In commercial construction, factoring is common. When it comes to construction work, you may not receive payment for up to 90 days. Most businesses do not have time to wait for that money. The cost of payroll, materials and other costs won’t stop because you’re waiting on paid invoices. As far as alternative lending goes, factoring is one of the cheapest routes. A company advances the contractor a percentage of the pay, so they can keep the business running.

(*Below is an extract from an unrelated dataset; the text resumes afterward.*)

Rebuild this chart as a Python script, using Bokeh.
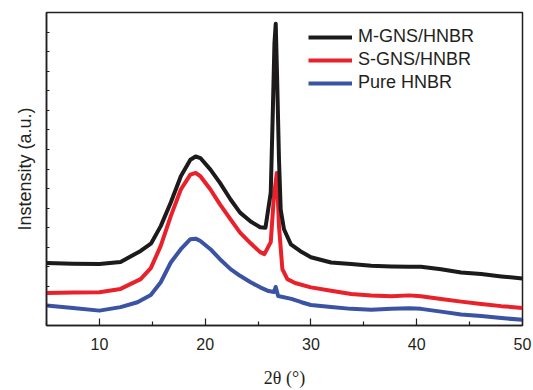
from bokeh.plotting import figure
from bokeh.models import FixedTicker, Legend, LegendItem, Range1d
from bokeh.embed import file_html
from bokeh.resources import INLINE

# 2-theta (degrees) and intensity (a.u.)
m_gns_x = [5.0, 7.5, 10.0, 12.0, 13.9, 14.9, 15.8, 16.75, 17.7, 18.6, 19.1, 19.55,
           20.5, 21.4, 22.4, 23.3, 24.3, 25.2, 25.7, 26.2, 26.4, 26.55, 26.67, 26.8,
           26.98, 27.14, 27.45, 28.1, 29.0, 30.0, 31.9, 33.8, 35.7, 37.6, 39.3, 40.4,
           42.3, 44.2, 46.1, 48.0, 50.0]
m_gns_y = [3.19, 3.16, 3.14, 3.25, 3.81, 4.20, 5.08, 6.29, 7.63, 8.47, 8.64, 8.56,
           7.97, 7.29, 6.44, 5.77, 5.32, 5.02, 5.00, 6.80, 11.02, 14.42, 15.42, 12.69,
           8.47, 5.93, 4.92, 4.15, 3.80, 3.49, 3.22, 3.14, 3.05, 3.02, 3.00, 3.00,
           2.88, 2.71, 2.63, 2.51, 2.40]

s_gns_x = [5.0, 7.5, 10.0, 12.0, 13.9, 14.86, 15.8, 16.75, 17.7, 18.6, 19.1, 19.55,
           20.5, 21.4, 22.4, 23.3, 24.3, 25.2, 25.6, 26.2, 26.5, 26.77, 26.98, 27.3,
           27.77, 28.5, 30.0, 31.9, 33.8, 35.7, 37.6, 39.3, 40.4, 42.3, 44.2, 46.1,
           48.0, 50.0]
s_gns_y = [1.66, 1.69, 1.70, 1.87, 2.37, 2.93, 4.07, 5.59, 6.95, 7.71, 7.80, 7.63,
           6.95, 6.19, 5.42, 4.75, 4.20, 3.75, 3.65, 4.26, 6.59, 7.80, 5.07, 2.88,
           2.37, 2.17, 1.95, 1.78, 1.61, 1.53, 1.49, 1.54, 1.49, 1.36, 1.22, 1.10,
           0.99, 0.90]

pure_x = [5.0, 7.5, 10.0, 12.0, 13.6, 14.86, 15.8, 16.75, 17.7, 18.6, 19.1, 19.55,
          20.5, 21.4, 22.4, 23.3, 24.3, 25.2, 26.0, 26.5, 26.67, 26.9, 28.15, 29.1,
          30.0, 31.9, 33.8, 35.7, 37.6, 39.3, 40.4, 42.3, 44.2, 46.1, 48.0, 50.0]
pure_y = [1.02, 0.90, 0.76, 0.94, 1.19, 1.56, 2.21, 3.22, 3.90, 4.41, 4.44, 4.32,
          3.90, 3.39, 2.88, 2.54, 2.21, 1.95, 1.76, 1.71, 1.97, 1.51, 1.36, 1.19,
          1.05, 0.94, 0.85, 0.81, 0.85, 0.88, 0.85, 0.71, 0.56, 0.48, 0.38, 0.29]

series_names = ["M-GNS/HNBR", "S-GNS/HNBR", "Pure HNBR"]
series_colors = ["#1c1a1a", "#e8212b", "#3a53a3"]
x_ticks = [10, 20, 30, 40, 50]
x_minor = [5, 15, 25, 35, 45]
y_ticks = list(range(1, 16))

p = figure(width=533, height=390, output_backend="svg", toolbar_location=None,
           x_range=Range1d(5, 50), y_range=Range1d(0, 16),
           min_border_left=46, min_border_right=11, min_border_top=12, min_border_bottom=63)

p.background_fill_color = "white"
p.border_fill_color = "white"
p.grid.visible = False
p.outline_line_color = "#231f20"
p.outline_line_width = 1.5

font = "Liberation Sans"

# x axis
xa = p.xaxis[0]
xa.ticker = FixedTicker(ticks=x_ticks, minor_ticks=x_minor)
xa.major_tick_in = 7
xa.major_tick_out = 0
xa.minor_tick_in = 4
xa.minor_tick_out = 0
xa.axis_line_width = 1.5
xa.major_tick_line_width = 1.2
xa.minor_tick_line_width = 1.2
xa.axis_line_color = "#231f20"
xa.major_tick_line_color = "#231f20"
xa.minor_tick_line_color = "#231f20"
xa.major_label_text_font = font
xa.major_label_text_font_size = "16px"
xa.major_label_text_color = "#231f20"
xa.major_label_standoff = 12
xa.axis_label = "2θ (°)"
xa.axis_label_text_font = "Liberation Serif"
xa.axis_label_text_font_style = "normal"
xa.axis_label_text_font_size = "18px"
xa.axis_label_text_color = "#231f20"
xa.axis_label_standoff = 15

# y axis
ya = p.yaxis[0]
ya.ticker = FixedTicker(ticks=y_ticks, minor_ticks=[])
ya.major_tick_in = 3
ya.major_tick_out = 0
ya.minor_tick_in = 0
ya.minor_tick_out = 0
ya.axis_line_width = 1.5
ya.axis_line_color = "#231f20"
ya.major_tick_line_color = "#231f20"
ya.major_tick_line_width = 1
ya.major_label_overrides = {t: "" for t in y_ticks}
ya.major_label_standoff = 0
ya.axis_label = "Instensity (a.u.)"
ya.axis_label_text_font = font
ya.axis_label_text_font_style = "normal"
ya.axis_label_text_font_size = "18px"
ya.axis_label_text_color = "#231f20"
ya.axis_label_standoff = 12

xs = [m_gns_x, s_gns_x, pure_x]
ys = [m_gns_y, s_gns_y, pure_y]
renderers = []
for xx, yy, c in zip(xs[::-1], ys[::-1], series_colors[::-1]):
    r = p.line(xx, yy, line_color=c, line_width=4, line_join="round")
    renderers.append(r)
renderers = renderers[::-1]

legend = Legend(items=[LegendItem(label=n, renderers=[r]) for n, r in zip(series_names, renderers)],
                location=(262, 232), orientation="vertical")
legend.background_fill_alpha = 0
legend.border_line_color = None
legend.padding = 0
legend.margin = 0
legend.spacing = 2
legend.glyph_width = 44
legend.glyph_height = 20
legend.label_height = 20
legend.label_standoff = 6
legend.label_text_font = font
legend.label_text_font_size = "18px"
legend.label_text_color = "#231f20"
p.add_layout(legend, "center")

open("out.html", "w").write(file_html(p, INLINE))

When you start a project, it will take you money to get started. New projects cost you in payroll, insurance, materials and other costs. In mobilization funding, companies advance contractors the money that they need upfront. This helps clients receive money quicker, but the interest rates tend to be higher.
Merchant Cash Advance
A merchant cash advance is easy to obtain. In fact, the underwriting process is instant. While many contractors appreciate the convenience, you do have to keep in mind that convenience comes at a price. The fees associated with merchant cash advances are extremely high. In fact, the APR might exceed 200%. For some businesses, the speed and convenience is worth the construction equipment.
For those who may not be able to get a traditional credit line, the SBA loan is a better option. Even businesses with fair credit and assets may not be able to receive traditional funding. The SBA backs loans for small businesses in the interest of growing businesses and feeding the economy. These specialized loans are for small companies that need the extra help. While traditional banks handle the loan, the government backs up a percentage if you default. Fortunately, the rates of an SBA loan are comparable to a normal line of credit.
If you need to pay for construction equipment, you can’t always rely on your own cash flow. Likewise, you may not qualify for a traditional bank loan. This is where alternative lending options come into play. Keep in mind that every lending option has its advantages and disadvantages for different companies.